## [THE TASK]
Reproduce exactly, with no pictures, each line from the opening of the material down through the line containing "const years = ['2004', '2005', '2006', '2007', '2008', '2009']".

## [SUPPLIED DATA]
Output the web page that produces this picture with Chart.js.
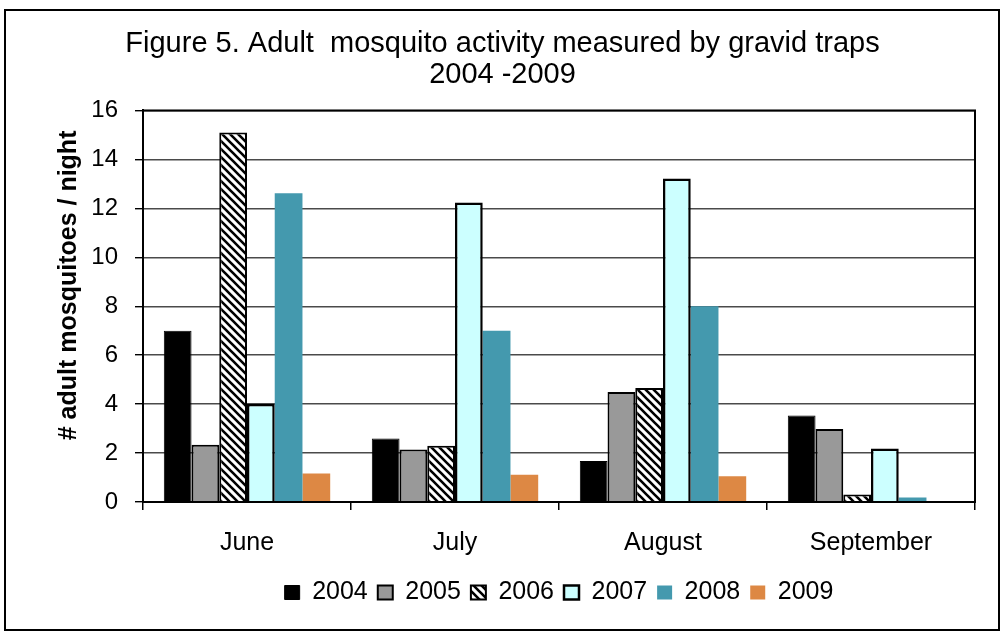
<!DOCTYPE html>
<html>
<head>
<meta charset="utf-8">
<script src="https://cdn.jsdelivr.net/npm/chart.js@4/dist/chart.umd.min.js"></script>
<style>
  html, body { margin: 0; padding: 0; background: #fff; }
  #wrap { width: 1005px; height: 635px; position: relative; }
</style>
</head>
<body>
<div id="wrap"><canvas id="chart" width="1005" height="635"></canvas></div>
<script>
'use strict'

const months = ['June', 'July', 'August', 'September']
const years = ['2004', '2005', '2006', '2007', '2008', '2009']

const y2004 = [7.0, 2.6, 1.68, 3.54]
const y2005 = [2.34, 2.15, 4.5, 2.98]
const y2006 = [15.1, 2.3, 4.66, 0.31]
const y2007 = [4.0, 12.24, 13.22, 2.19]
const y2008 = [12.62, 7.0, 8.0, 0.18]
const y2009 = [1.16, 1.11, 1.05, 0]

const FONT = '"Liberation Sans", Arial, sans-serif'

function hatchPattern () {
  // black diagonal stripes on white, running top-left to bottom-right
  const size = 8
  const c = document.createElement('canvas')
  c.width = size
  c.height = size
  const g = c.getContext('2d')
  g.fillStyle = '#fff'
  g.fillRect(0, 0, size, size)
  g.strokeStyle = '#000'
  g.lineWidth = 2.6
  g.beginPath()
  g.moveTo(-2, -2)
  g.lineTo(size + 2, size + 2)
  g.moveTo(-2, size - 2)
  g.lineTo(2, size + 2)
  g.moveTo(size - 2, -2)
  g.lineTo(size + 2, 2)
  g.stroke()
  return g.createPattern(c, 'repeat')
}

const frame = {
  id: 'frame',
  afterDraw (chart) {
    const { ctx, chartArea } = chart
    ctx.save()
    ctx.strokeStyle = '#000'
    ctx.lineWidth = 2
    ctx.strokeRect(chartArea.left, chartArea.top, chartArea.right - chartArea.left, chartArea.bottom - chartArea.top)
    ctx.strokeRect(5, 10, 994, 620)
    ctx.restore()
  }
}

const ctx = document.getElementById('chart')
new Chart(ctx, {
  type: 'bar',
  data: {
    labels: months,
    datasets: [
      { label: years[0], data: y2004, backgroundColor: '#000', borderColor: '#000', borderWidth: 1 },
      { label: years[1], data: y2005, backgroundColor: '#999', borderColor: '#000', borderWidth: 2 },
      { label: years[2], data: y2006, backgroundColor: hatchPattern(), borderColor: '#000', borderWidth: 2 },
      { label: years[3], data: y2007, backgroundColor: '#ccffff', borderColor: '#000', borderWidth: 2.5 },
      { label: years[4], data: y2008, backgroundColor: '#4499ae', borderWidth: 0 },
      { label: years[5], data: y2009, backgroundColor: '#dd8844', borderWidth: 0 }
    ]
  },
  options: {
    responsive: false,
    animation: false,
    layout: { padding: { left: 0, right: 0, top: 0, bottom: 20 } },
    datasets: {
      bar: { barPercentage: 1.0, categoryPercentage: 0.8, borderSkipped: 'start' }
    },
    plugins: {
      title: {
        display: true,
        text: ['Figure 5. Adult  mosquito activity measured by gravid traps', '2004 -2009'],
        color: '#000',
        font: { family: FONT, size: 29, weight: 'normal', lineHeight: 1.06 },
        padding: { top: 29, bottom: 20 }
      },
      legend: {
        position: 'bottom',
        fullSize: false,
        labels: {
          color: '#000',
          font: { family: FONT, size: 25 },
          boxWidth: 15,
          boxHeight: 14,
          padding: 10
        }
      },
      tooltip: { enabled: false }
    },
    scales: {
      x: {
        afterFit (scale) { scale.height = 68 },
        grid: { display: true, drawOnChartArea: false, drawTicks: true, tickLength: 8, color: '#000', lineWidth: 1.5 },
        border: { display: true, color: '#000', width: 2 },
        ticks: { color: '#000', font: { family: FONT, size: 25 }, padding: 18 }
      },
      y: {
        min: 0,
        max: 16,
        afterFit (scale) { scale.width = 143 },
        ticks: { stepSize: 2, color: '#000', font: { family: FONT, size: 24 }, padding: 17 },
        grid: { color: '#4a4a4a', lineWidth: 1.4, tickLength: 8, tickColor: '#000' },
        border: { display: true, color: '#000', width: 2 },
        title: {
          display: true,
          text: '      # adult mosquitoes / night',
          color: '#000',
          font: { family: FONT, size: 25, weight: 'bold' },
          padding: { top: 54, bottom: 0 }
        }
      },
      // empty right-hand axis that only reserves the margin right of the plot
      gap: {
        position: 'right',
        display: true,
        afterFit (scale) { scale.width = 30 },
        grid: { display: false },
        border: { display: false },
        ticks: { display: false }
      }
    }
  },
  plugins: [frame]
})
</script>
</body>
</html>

## [EXERCISE ANSWER]
Output the web page that produces this picture with Chart.js.
<!DOCTYPE html>
<html>
<head>
<meta charset="utf-8">
<script src="https://cdn.jsdelivr.net/npm/chart.js@4/dist/chart.umd.min.js"></script>
<style>
  html, body { margin: 0; padding: 0; background: #fff; }
  #wrap { width: 1005px; height: 635px; position: relative; }
</style>
</head>
<body>
<div id="wrap"><canvas id="chart" width="1005" height="635"></canvas></div>
<script>
'use strict'

const months = ['June', 'July', 'August', 'September']
const years = ['2004', '2005', '2006', '2007', '2008', '2009']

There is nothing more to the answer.